Que el orar bien produce indecible provecho
En ninguna parte encontré mayores delicias que en la oración.
Esta fue el principal alimento de mi vida, y ni un solo momento pasé sin emplearlo en el ejercicio de la oración.
Oré en las entrañas de mi madre; oré apenas nacida; oré en el templo, y nunca cesé de orar.
Si no siempre movía los labios, meditaba siempre los divinos misterios.
Por esto ahora vale tanto mi oración en los cielos, porque la amé en vida, y aun trabajando oraba.
El que ora habla con Dios y conversa con Él familiarmente.
Al que medita le habla Dios como a un excelente amigo.
No es preciso que pronuncies siempre para orar, pero es indispensable que te fijes siempre con buena atención.
Reflexiona lo que dices, y considera atentamente lo que Dios te habla.
No ores sin echar antes de ti todo lo que puede servir de estorbo para elevar a Dios tu entendimiento.
La humildad, la confianza y las buenas obras son la mejor escala de la oración.
Gran necedad es invocar a Dios y vivir mal; pues cual sea tu ánimo, tal será tu oración.
Cuando hayas pedido algo a Dios, abandónate a su voluntad, y no desees alcanzar sino lo que El sabe te conviene.
No puedes pedir sino lo que te es lícito desear.
No digas: Los ermitaños y monjes oran aun trabajando; pero el que vive en medio de los negocios del mundo no puede orar ni en un rincón.
El que no orare, nada recibirá; y pues siempre necesitas algo, siempre has de orar.

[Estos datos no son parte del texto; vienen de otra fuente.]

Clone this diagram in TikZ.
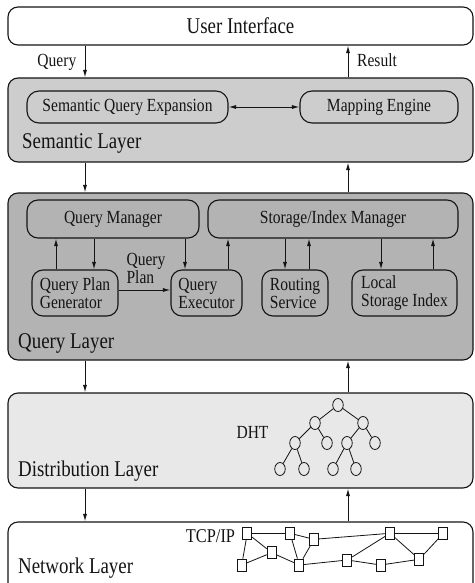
\documentclass[tikz,border=0pt]{standalone}
\usepackage{fontspec}
\setmainfont{Liberation Serif}[FakeStretch=0.84]
\usetikzlibrary{arrows.meta,shapes.geometric}
\definecolor{semfill}{RGB}{205,205,205}
\definecolor{qryfill}{RGB}{179,179,179}
\definecolor{dstfill}{RGB}{232,232,232}
\definecolor{ink}{RGB}{20,20,20}
\newcommand{\bigtxt}{\fontsize{22.5}{24}\selectfont}
\newcommand{\midtxt}{\fontsize{18.5}{19}\selectfont}
\newcommand{\twoline}{\fontsize{18.5}{18}\selectfont}
\begin{document}
\begin{tikzpicture}[x=1pt,y=-1pt,
  every node/.style={text=ink},
  layer/.style={draw=ink, line width=1.1pt, rounded corners=10pt,
    minimum width=465pt, inner sep=0pt},
  comp/.style={draw=ink, line width=1.1pt, rounded corners=11pt,
    inner sep=0pt, font=\midtxt, align=left},
  lbl/.style={font=\bigtxt, anchor=base west, inner sep=0pt},
  small/.style={font=\midtxt, inner sep=0pt},
  arr/.style={draw=ink, line width=0.9pt, -{Latex[length=7.5pt,width=4pt]}},
  darr/.style={draw=ink, line width=0.9pt, {Latex[length=7.5pt,width=4pt]}-{Latex[length=7.5pt,width=4pt]}},
  tnode/.style={ellipse, draw=ink, line width=0.8pt, fill=dstfill,
    minimum width=10.5pt, minimum height=13pt, inner sep=0pt},
  hnode/.style={rectangle, draw=ink, line width=0.8pt, fill=white,
    minimum width=9pt, minimum height=12pt, inner sep=0pt},
  link/.style={draw=ink, line width=0.8pt}]
\useasboundingbox (0,0) rectangle (474,583);
\clip (0,0) rectangle (474,583);

% column positions of the vertical data flow
\coordinate (lx) at (85,0);
\coordinate (rx) at (348,0);

% ---------- layers ----------
\node[layer, minimum height=38pt, font=\bigtxt] (ui) at (240.5,26) {User Interface};
\node[layer, minimum height=84pt, fill=semfill] (sem) at (240.5,120) {};
\node[layer, minimum height=167pt, fill=qryfill] (ql) at (240.5,276.5) {};
\node[layer, minimum height=95pt, fill=dstfill] (dl) at (240.5,440.5) {};
\node[layer, minimum height=100pt, fill=white] (nl) at (240.5,572) {};

\node[lbl] (semlbl) at (22,148) {Semantic Layer};
\node[lbl] (qllbl) at (18,348) {Query Layer};
\node[lbl] (dllbl) at (18,476.5) {Distribution Layer};
\node[lbl] (nllbl) at (18,573) {Network Layer};

% ---------- flow between layers ----------
\draw[arr] (ui.south -| lx) -- (sem.north -| lx);
\draw[arr] (sem.north -| rx) -- (ui.south -| rx);
\node[small, anchor=base east] (qlab) at (76.5,67) {Query};
\node[small, anchor=base west] (rlab) at (357,67) {Result};

\draw[arr] (sem.south -| lx) -- (ql.north -| lx);
\draw[arr] (ql.north -| rx) -- (sem.south -| rx);
\draw[arr] (ql.south -| lx) -- (dl.north -| lx);
\draw[arr] (dl.north -| rx) -- (ql.south -| rx);
\draw[arr] (dl.south -| lx) -- (nl.north -| lx);
\draw[arr] (nl.north -| rx) -- (dl.south -| rx);

% ---------- semantic layer ----------
\node[comp, minimum width=201pt, minimum height=32pt, rounded corners=12pt] (sqe) at (127.5,107) {Semantic Query Expansion};
\node[comp, minimum width=158pt, minimum height=32pt, rounded corners=12pt] (me) at (379,107) {Mapping Engine};
\draw[darr] (sqe.east) -- (me.west);

% ---------- query layer ----------
\node[comp, minimum width=172pt, minimum height=38pt] (qm) at (113,219) {Query Manager};
\node[comp, minimum width=250pt, minimum height=38pt] (sim) at (333,219) {Storage/Index Manager};
\node[comp, minimum width=86pt, minimum height=46pt, font=\twoline] (qpg) at (75,293) {Query Plan\\Generator};
\node[comp, minimum width=71pt, minimum height=46pt, font=\twoline] (qe) at (206.5,293) {Query\\Executor};
\node[comp, minimum width=66pt, minimum height=46pt, font=\twoline] (rs) at (295,293) {Routing\\Service};
\node[comp, minimum width=105pt, minimum height=46pt, font=\twoline] (lsi) at (404.5,293) {Local\\Storage Index};

\draw[arr] ([xshift=-19pt]qpg.north) -- ([xshift=-19pt]qpg.north |- qm.south);
\draw[arr] ([xshift=19pt]qpg.north |- qm.south) -- ([xshift=19pt]qpg.north);
\draw[arr] ([xshift=-21.5pt]qe.north |- qm.south) -- ([xshift=-21.5pt]qe.north);
\draw[arr] ([xshift=21.5pt]qe.north) -- ([xshift=21.5pt]qe.north |- sim.south);
\draw[arr] ([xshift=-10pt]rs.north |- sim.south) -- ([xshift=-10pt]rs.north);
\draw[arr] ([xshift=14pt]rs.north) -- ([xshift=14pt]rs.north |- sim.south);
\draw[arr] ([xshift=-23.5pt]lsi.north |- sim.south) -- ([xshift=-23.5pt]lsi.north);
\draw[arr] ([xshift=28.5pt]lsi.north) -- ([xshift=28.5pt]lsi.north |- sim.south);
\draw[arr] ([yshift=3pt]qpg.east) -- ([yshift=3pt]qpg.east -| qe.west);
\node[small, align=left, font=\twoline] (qplan) at (146,268) {Query\\Plan};

% ---------- distribution layer: DHT ----------
\node[small, font=\fontsize{18.5}{19}\selectfont] (dht) at (252.5,432) {DHT};
\node[tnode] (t0) at (338,405) {};
\node[tnode] (t1) at (315,423) {};
\node[tnode] (t2) at (363,423) {};
\node[tnode] (t3) at (295,443) {};
\node[tnode] (t4) at (327,443) {};
\node[tnode] (t5) at (347,443) {};
\node[tnode] (t6) at (375,443) {};
\node[tnode] (t7) at (280,469) {};
\node[tnode] (t8) at (304,469) {};
\node[tnode] (t9) at (333,469) {};
\node[tnode] (t10) at (356,469) {};
\foreach \a/\b in {t0/t1,t0/t2,t1/t3,t1/t4,t2/t5,t2/t6,t3/t7,t3/t8,t5/t9,t5/t10}
  \draw[link] (\a) -- (\b);

% ---------- network layer: TCP/IP ----------
\node[small, font=\fontsize{19.5}{20}\selectfont] (tcp) at (210.5,536) {TCP/IP};
\node[hnode] (na) at (247.3,533.3) {};
\node[hnode] (nb) at (290,533.3) {};
\node[hnode] (nc) at (314,539.3) {};
\node[hnode] (nd) at (390,533.3) {};
\node[hnode] (ne) at (443.3,533.3) {};
\node[hnode] (nf) at (271.7,552.7) {};
\node[hnode] (ng) at (241.7,565) {};
\node[hnode] (nh) at (299.3,565) {};
\node[hnode] (ni) at (347.3,560) {};
\node[hnode] (nj) at (380.7,565) {};
\node[hnode] (nk) at (419.3,559.3) {};
\foreach \a/\b in {na/nb,na/nf,na/ng,nf/ng,nf/nh,nb/nh,nb/nc,nc/nh,nc/nd,nd/ne,nd/ni,nh/ni,ni/nj,nj/nk,nd/nk,ne/nk}
  \draw[link] (\a) -- (\b);
\end{tikzpicture}
\end{document}
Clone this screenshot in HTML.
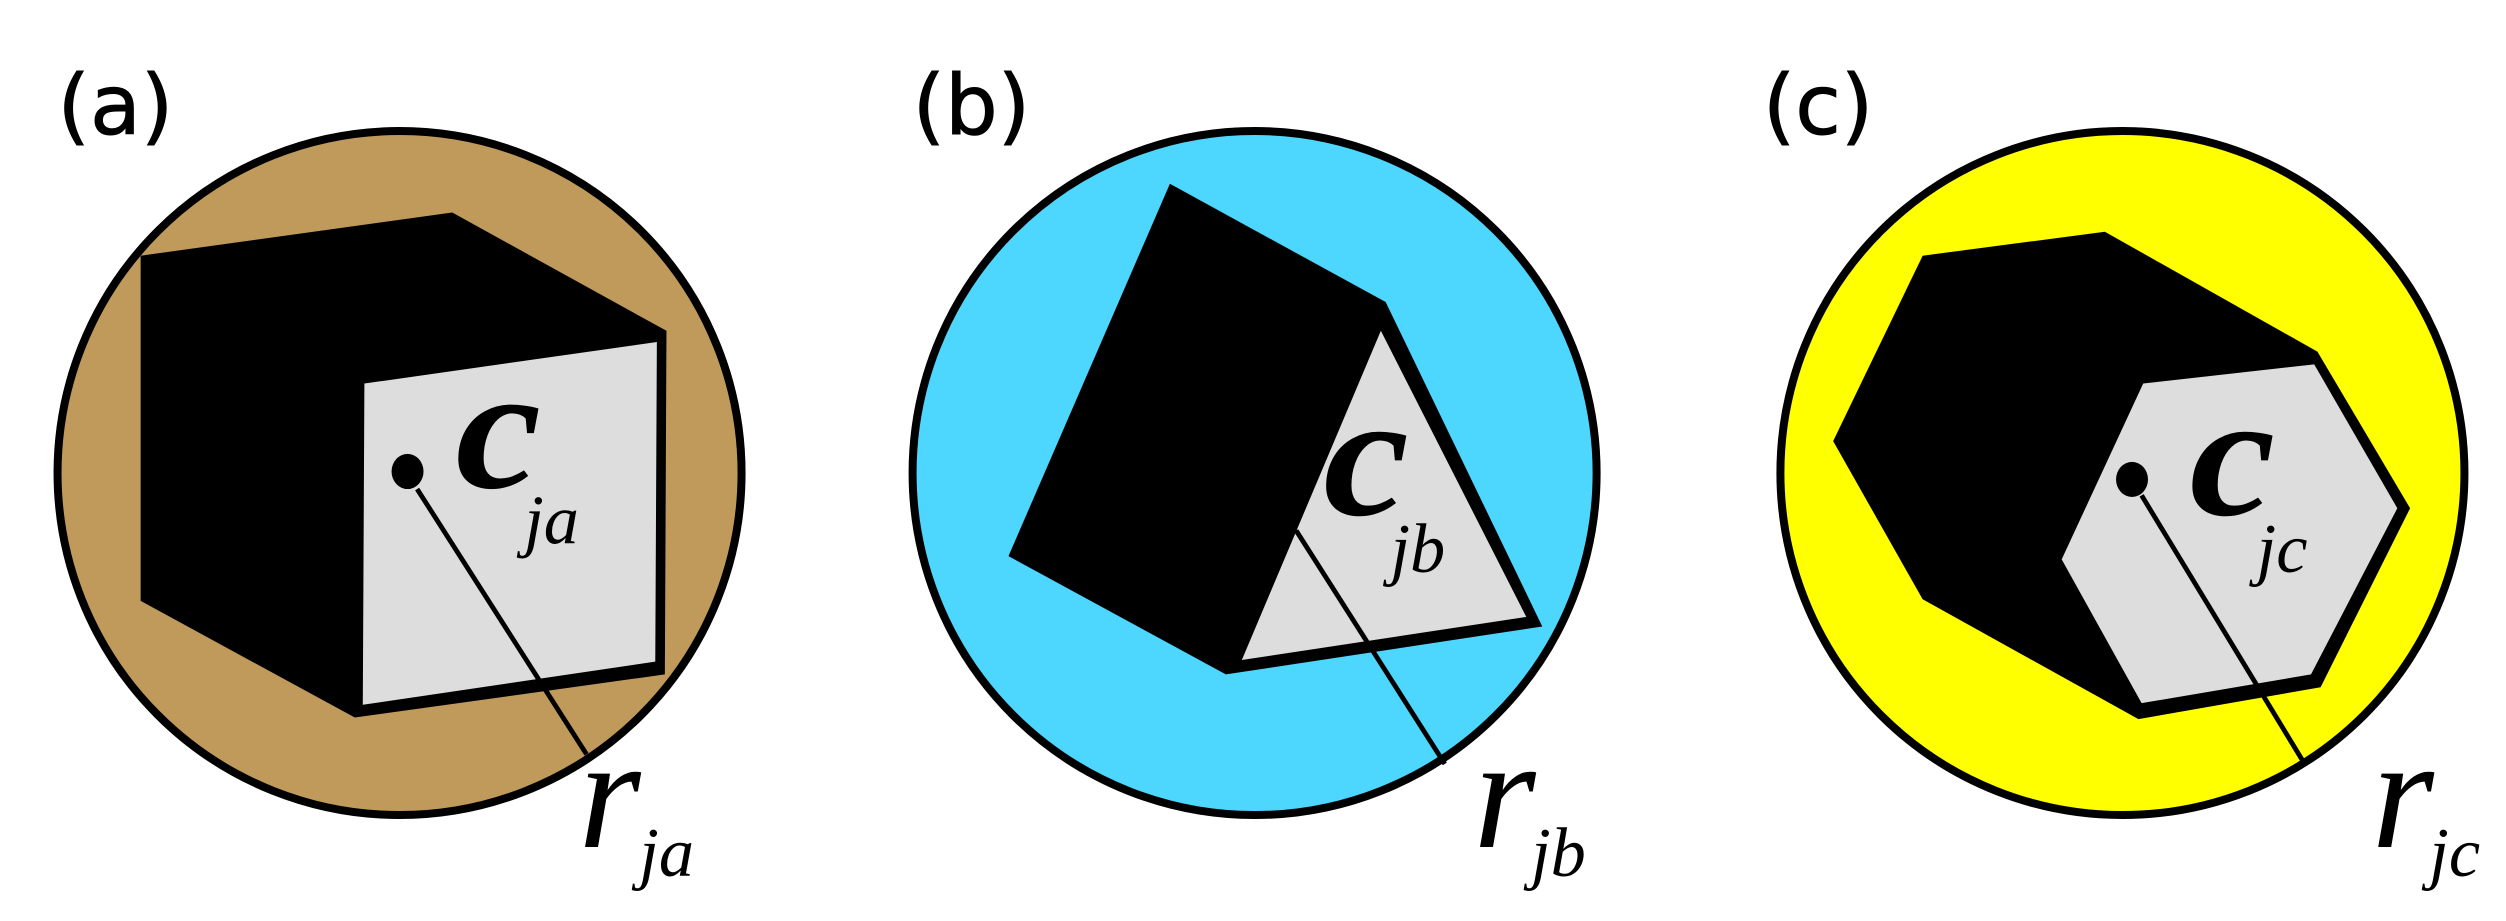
<!DOCTYPE html>
<html><head><style>html,body{margin:0;padding:0;background:#fff;}svg{display:block}</style></head>
<body>
<svg width="2506" height="921" viewBox="0 0 1568 576.3" preserveAspectRatio="none" xmlns="http://www.w3.org/2000/svg">
<g font-family="'DejaVu Sans','Liberation Sans',sans-serif" font-size="52" fill="#000" stroke="#000" stroke-width="0.6">
<text x="36" y="84">(a)</text>
<text x="571" y="84">(b)</text>
<text x="1103" y="84">(c)</text>
</g>
<!-- panel a -->
<circle cx="250" cy="296" r="214" fill="#BF9A5A" stroke="#000" stroke-width="5"/>
<polygon points="88,160 283,133 417,207 416,422 222,449 88,376" fill="#000"/>
<polygon points="228,240 411,214 410,414 227,441" fill="#DDDDDD"/>
<ellipse cx="255" cy="295" rx="10" ry="11" fill="#000"/>
<line x1="261" y1="306" x2="367" y2="472" stroke="#000" stroke-width="3"/>
<!-- panel b -->
<circle cx="785" cy="296" r="214" fill="#4DD6FE" stroke="#000" stroke-width="5"/>
<polygon points="732,115 867,189 965,392 767,422 631,348" fill="#000"/>
<polygon points="864,207 955,386 777,413" fill="#DDDDDD"/>
<line x1="811" y1="332" x2="904" y2="478" stroke="#000" stroke-width="3"/>
<!-- panel c -->
<circle cx="1328" cy="296" r="214" fill="#FFFF00" stroke="#000" stroke-width="5"/>
<polygon points="1203,160 1317,145 1450,220 1508,318 1452,430 1338,450 1203,375 1147,276" fill="#000"/>
<polygon points="1341,240 1448,228 1500,318 1446,422 1340,440 1290,350" fill="#DDDDDD"/>
<ellipse cx="1334" cy="300" rx="10" ry="11" fill="#000"/>
<line x1="1340" y1="310" x2="1442" y2="478" stroke="#000" stroke-width="3"/>
<g font-family="'Liberation Serif',serif" font-style="italic" fill="#000">
<text x="285" y="305" font-size="110" font-weight="bold" transform="translate(285 305) scale(1.1 1) translate(-285 -305)">c</text>
<text x="328" y="340" font-size="44">ja</text>
<text x="828" y="322" font-size="110" font-weight="bold" transform="translate(828 322) scale(1.1 1) translate(-828 -322)">c</text>
<text x="870" y="358" font-size="44">jb</text>
<text x="1370" y="322" font-size="110" font-weight="bold" transform="translate(1370 322) scale(1.1 1) translate(-1370 -322)">c</text>
<text x="1412" y="358" font-size="44">jc</text>
<text x="362" y="530" font-size="100">r</text>
<text x="400" y="548" font-size="44">ja</text>
<text x="922" y="530" font-size="100">r</text>
<text x="958" y="548" font-size="44">jb</text>
<text x="1484" y="530" font-size="100">r</text>
<text x="1520" y="548" font-size="44">jc</text>
</g>
</svg>
</body></html>
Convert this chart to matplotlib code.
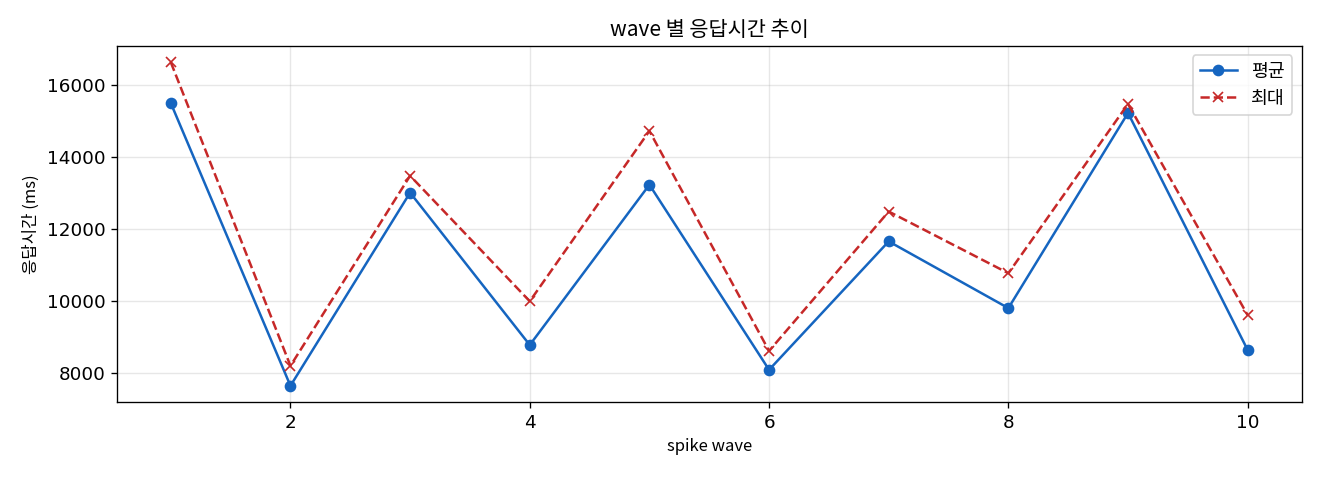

Si en todas las cosas tienes buena intención, en esto ya oras; y si en todas tienes a Dios presente, buena es tu oración.
Una conversación piadosa y edificante es también oración y alabanza divina.
Hastío le causan a Dios las oraciones si el espíritu del que ora no está con Él.
Déjalo todo antes que dejar la oración, y sacaras de ahí grande utilidad. ¡Sígueme!